Stored data:
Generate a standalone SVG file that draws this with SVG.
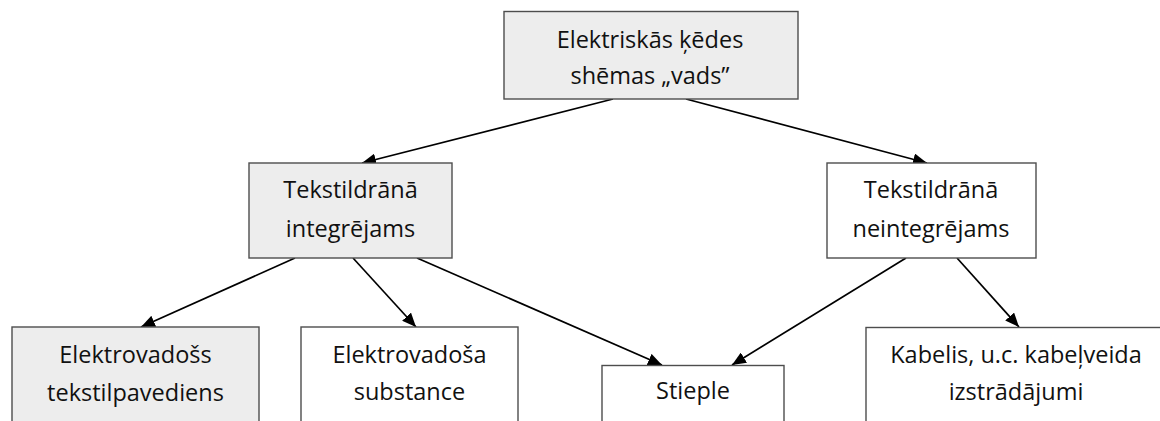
<svg xmlns="http://www.w3.org/2000/svg" width="1160" height="421" viewBox="0 0 1160 421">
<style>
.box{stroke:#4d4d4d;stroke-width:1.4}
.gray{fill:#ededed}
.white{fill:#ffffff}
.lbl{font-family:"Open Sans","Liberation Sans",sans-serif;font-size:23.5px;fill:#111111;text-anchor:middle}
.edge{stroke:#000;stroke-width:1.7;fill:none;marker-end:url(#arr)}
</style>
<defs>
<marker id="arr" markerUnits="userSpaceOnUse" markerWidth="14" markerHeight="12" viewBox="0 0 14 12" refX="14" refY="6" orient="auto">
<path d="M0,0 L14,6 L0,12 z" fill="#000"/>
</marker>
</defs>
<rect width="1160" height="421" fill="#ffffff"/>
<g id="connectors">
<line class="edge" x1="613" y1="99" x2="362" y2="163"/>
<line class="edge" x1="686" y1="99" x2="927" y2="163"/>
<line class="edge" x1="295" y1="258" x2="141" y2="327"/>
<line class="edge" x1="353" y1="258" x2="416" y2="327"/>
<line class="edge" x1="417" y1="258" x2="662" y2="365"/>
<line class="edge" x1="906" y1="258" x2="732" y2="365"/>
<line class="edge" x1="957" y1="258" x2="1019" y2="327"/>
</g>
<g id="root">
<rect class="box gray" x="504" y="11.5" width="294" height="87.5"/>
<text class="lbl" x="650" y="48">Elektriskās ķēdes</text>
<text class="lbl" x="650" y="84">shēmas „vads”</text>
</g>
<g id="integrejams">
<rect class="box gray" x="249" y="163" width="203" height="95"/>
<text class="lbl" x="350.5" y="198">Tekstildrānā</text>
<text class="lbl" x="350.5" y="237">integrējams</text>
</g>
<g id="neintegrejams">
<rect class="box white" x="827" y="163" width="209" height="95"/>
<text class="lbl" x="931" y="198">Tekstildrānā</text>
<text class="lbl" x="931" y="237">neintegrējams</text>
</g>
<g id="pavediens">
<rect class="box gray" x="12" y="327" width="247" height="110"/>
<text class="lbl" x="135.5" y="363">Elektrovadošs</text>
<text class="lbl" x="135.5" y="401">tekstilpavediens</text>
</g>
<g id="substance">
<rect class="box white" x="301" y="327" width="217" height="110"/>
<text class="lbl" x="409.5" y="363">Elektrovadoša</text>
<text class="lbl" x="409.5" y="400">substance</text>
</g>
<g id="stieple">
<rect class="box white" x="602" y="365.5" width="182" height="80"/>
<text class="lbl" x="693" y="399">Stieple</text>
</g>
<g id="kabelis">
<rect class="box white" x="866" y="327.5" width="310" height="110"/>
<text class="lbl" x="1016" y="363">Kabelis, u.c. kabeļveida</text>
<text class="lbl" x="1016" y="400">izstrādājumi</text>
</g>
</svg>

Task description: Give the data above again in full and unchanged, skipping the pictures.

Problem solution:
Generate a standalone SVG file that draws this with SVG.
<svg xmlns="http://www.w3.org/2000/svg" width="1160" height="421" viewBox="0 0 1160 421">
<style>
.box{stroke:#4d4d4d;stroke-width:1.4}
.gray{fill:#ededed}
.white{fill:#ffffff}
.lbl{font-family:"Open Sans","Liberation Sans",sans-serif;font-size:23.5px;fill:#111111;text-anchor:middle}
.edge{stroke:#000;stroke-width:1.7;fill:none;marker-end:url(#arr)}
</style>
<defs>
<marker id="arr" markerUnits="userSpaceOnUse" markerWidth="14" markerHeight="12" viewBox="0 0 14 12" refX="14" refY="6" orient="auto">
<path d="M0,0 L14,6 L0,12 z" fill="#000"/>
</marker>
</defs>
<rect width="1160" height="421" fill="#ffffff"/>
<g id="connectors">
<line class="edge" x1="613" y1="99" x2="362" y2="163"/>
<line class="edge" x1="686" y1="99" x2="927" y2="163"/>
<line class="edge" x1="295" y1="258" x2="141" y2="327"/>
<line class="edge" x1="353" y1="258" x2="416" y2="327"/>
<line class="edge" x1="417" y1="258" x2="662" y2="365"/>
<line class="edge" x1="906" y1="258" x2="732" y2="365"/>
<line class="edge" x1="957" y1="258" x2="1019" y2="327"/>
</g>
<g id="root">
<rect class="box gray" x="504" y="11.5" width="294" height="87.5"/>
<text class="lbl" x="650" y="48">Elektriskās ķēdes</text>
<text class="lbl" x="650" y="84">shēmas „vads”</text>
</g>
<g id="integrejams">
<rect class="box gray" x="249" y="163" width="203" height="95"/>
<text class="lbl" x="350.5" y="198">Tekstildrānā</text>
<text class="lbl" x="350.5" y="237">integrējams</text>
</g>
<g id="neintegrejams">
<rect class="box white" x="827" y="163" width="209" height="95"/>
<text class="lbl" x="931" y="198">Tekstildrānā</text>
<text class="lbl" x="931" y="237">neintegrējams</text>
</g>
<g id="pavediens">
<rect class="box gray" x="12" y="327" width="247" height="110"/>
<text class="lbl" x="135.5" y="363">Elektrovadošs</text>
<text class="lbl" x="135.5" y="401">tekstilpavediens</text>
</g>
<g id="substance">
<rect class="box white" x="301" y="327" width="217" height="110"/>
<text class="lbl" x="409.5" y="363">Elektrovadoša</text>
<text class="lbl" x="409.5" y="400">substance</text>
</g>
<g id="stieple">
<rect class="box white" x="602" y="365.5" width="182" height="80"/>
<text class="lbl" x="693" y="399">Stieple</text>
</g>
<g id="kabelis">
<rect class="box white" x="866" y="327.5" width="310" height="110"/>
<text class="lbl" x="1016" y="363">Kabelis, u.c. kabeļveida</text>
<text class="lbl" x="1016" y="400">izstrādājumi</text>
</g>
</svg>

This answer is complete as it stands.